* START Information given *

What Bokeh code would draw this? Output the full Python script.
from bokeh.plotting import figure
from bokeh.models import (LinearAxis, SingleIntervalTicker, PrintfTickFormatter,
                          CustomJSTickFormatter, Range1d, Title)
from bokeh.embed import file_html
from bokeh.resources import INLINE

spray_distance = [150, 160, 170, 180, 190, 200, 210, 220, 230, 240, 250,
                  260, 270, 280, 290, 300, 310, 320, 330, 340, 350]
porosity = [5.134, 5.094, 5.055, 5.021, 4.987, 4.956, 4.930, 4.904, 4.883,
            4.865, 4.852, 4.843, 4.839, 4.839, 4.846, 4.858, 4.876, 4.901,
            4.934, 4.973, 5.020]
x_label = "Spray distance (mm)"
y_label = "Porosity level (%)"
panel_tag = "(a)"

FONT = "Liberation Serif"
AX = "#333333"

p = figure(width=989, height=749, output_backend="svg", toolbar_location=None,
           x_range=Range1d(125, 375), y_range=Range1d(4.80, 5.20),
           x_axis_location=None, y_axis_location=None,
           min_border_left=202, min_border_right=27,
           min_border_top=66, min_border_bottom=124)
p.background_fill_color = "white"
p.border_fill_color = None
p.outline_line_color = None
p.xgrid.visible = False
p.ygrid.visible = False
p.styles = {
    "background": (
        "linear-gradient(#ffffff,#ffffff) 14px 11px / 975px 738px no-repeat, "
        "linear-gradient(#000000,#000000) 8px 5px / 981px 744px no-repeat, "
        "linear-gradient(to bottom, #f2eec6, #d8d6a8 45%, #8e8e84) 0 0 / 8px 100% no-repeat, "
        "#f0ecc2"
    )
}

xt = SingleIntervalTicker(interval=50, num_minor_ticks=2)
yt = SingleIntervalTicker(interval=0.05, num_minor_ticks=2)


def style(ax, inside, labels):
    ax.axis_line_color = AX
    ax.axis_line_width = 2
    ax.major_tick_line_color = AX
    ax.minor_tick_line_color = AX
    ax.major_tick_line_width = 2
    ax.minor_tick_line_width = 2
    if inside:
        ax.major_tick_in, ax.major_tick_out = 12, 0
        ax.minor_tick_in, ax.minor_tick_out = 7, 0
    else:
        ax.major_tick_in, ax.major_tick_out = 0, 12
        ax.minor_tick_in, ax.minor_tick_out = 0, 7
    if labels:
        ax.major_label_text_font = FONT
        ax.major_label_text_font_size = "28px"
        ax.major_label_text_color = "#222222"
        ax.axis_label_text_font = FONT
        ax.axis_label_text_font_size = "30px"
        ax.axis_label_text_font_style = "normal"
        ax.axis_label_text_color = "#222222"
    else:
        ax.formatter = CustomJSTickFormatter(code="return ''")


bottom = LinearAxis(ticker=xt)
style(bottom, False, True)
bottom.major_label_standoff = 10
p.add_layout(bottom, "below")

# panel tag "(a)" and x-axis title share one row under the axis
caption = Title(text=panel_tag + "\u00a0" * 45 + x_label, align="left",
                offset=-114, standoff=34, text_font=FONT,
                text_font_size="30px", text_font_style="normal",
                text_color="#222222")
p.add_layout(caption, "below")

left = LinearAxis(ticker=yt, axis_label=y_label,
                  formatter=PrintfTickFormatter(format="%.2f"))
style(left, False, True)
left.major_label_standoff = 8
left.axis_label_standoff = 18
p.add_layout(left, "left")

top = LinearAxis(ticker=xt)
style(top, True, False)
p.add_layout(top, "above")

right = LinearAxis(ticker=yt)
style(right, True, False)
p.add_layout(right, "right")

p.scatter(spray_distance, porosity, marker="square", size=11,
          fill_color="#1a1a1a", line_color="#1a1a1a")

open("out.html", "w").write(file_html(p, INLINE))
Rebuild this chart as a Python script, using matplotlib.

* END Information given *

• **Set problem**
Write out the whole listing exactly.

• **Finished answer**
What Bokeh code would draw this? Output the full Python script.
from bokeh.plotting import figure
from bokeh.models import (LinearAxis, SingleIntervalTicker, PrintfTickFormatter,
                          CustomJSTickFormatter, Range1d, Title)
from bokeh.embed import file_html
from bokeh.resources import INLINE

spray_distance = [150, 160, 170, 180, 190, 200, 210, 220, 230, 240, 250,
                  260, 270, 280, 290, 300, 310, 320, 330, 340, 350]
porosity = [5.134, 5.094, 5.055, 5.021, 4.987, 4.956, 4.930, 4.904, 4.883,
            4.865, 4.852, 4.843, 4.839, 4.839, 4.846, 4.858, 4.876, 4.901,
            4.934, 4.973, 5.020]
x_label = "Spray distance (mm)"
y_label = "Porosity level (%)"
panel_tag = "(a)"

FONT = "Liberation Serif"
AX = "#333333"

p = figure(width=989, height=749, output_backend="svg", toolbar_location=None,
           x_range=Range1d(125, 375), y_range=Range1d(4.80, 5.20),
           x_axis_location=None, y_axis_location=None,
           min_border_left=202, min_border_right=27,
           min_border_top=66, min_border_bottom=124)
p.background_fill_color = "white"
p.border_fill_color = None
p.outline_line_color = None
p.xgrid.visible = False
p.ygrid.visible = False
p.styles = {
    "background": (
        "linear-gradient(#ffffff,#ffffff) 14px 11px / 975px 738px no-repeat, "
        "linear-gradient(#000000,#000000) 8px 5px / 981px 744px no-repeat, "
        "linear-gradient(to bottom, #f2eec6, #d8d6a8 45%, #8e8e84) 0 0 / 8px 100% no-repeat, "
        "#f0ecc2"
    )
}

xt = SingleIntervalTicker(interval=50, num_minor_ticks=2)
yt = SingleIntervalTicker(interval=0.05, num_minor_ticks=2)


def style(ax, inside, labels):
    ax.axis_line_color = AX
    ax.axis_line_width = 2
    ax.major_tick_line_color = AX
    ax.minor_tick_line_color = AX
    ax.major_tick_line_width = 2
    ax.minor_tick_line_width = 2
    if inside:
        ax.major_tick_in, ax.major_tick_out = 12, 0
        ax.minor_tick_in, ax.minor_tick_out = 7, 0
    else:
        ax.major_tick_in, ax.major_tick_out = 0, 12
        ax.minor_tick_in, ax.minor_tick_out = 0, 7
    if labels:
        ax.major_label_text_font = FONT
        ax.major_label_text_font_size = "28px"
        ax.major_label_text_color = "#222222"
        ax.axis_label_text_font = FONT
        ax.axis_label_text_font_size = "30px"
        ax.axis_label_text_font_style = "normal"
        ax.axis_label_text_color = "#222222"
    else:
        ax.formatter = CustomJSTickFormatter(code="return ''")


bottom = LinearAxis(ticker=xt)
style(bottom, False, True)
bottom.major_label_standoff = 10
p.add_layout(bottom, "below")

# panel tag "(a)" and x-axis title share one row under the axis
caption = Title(text=panel_tag + "\u00a0" * 45 + x_label, align="left",
                offset=-114, standoff=34, text_font=FONT,
                text_font_size="30px", text_font_style="normal",
                text_color="#222222")
p.add_layout(caption, "below")

left = LinearAxis(ticker=yt, axis_label=y_label,
                  formatter=PrintfTickFormatter(format="%.2f"))
style(left, False, True)
left.major_label_standoff = 8
left.axis_label_standoff = 18
p.add_layout(left, "left")

top = LinearAxis(ticker=xt)
style(top, True, False)
p.add_layout(top, "above")

right = LinearAxis(ticker=yt)
style(right, True, False)
p.add_layout(right, "right")

p.scatter(spray_distance, porosity, marker="square", size=11,
          fill_color="#1a1a1a", line_color="#1a1a1a")

open("out.html", "w").write(file_html(p, INLINE))
Rebuild this chart as a Python script, using matplotlib.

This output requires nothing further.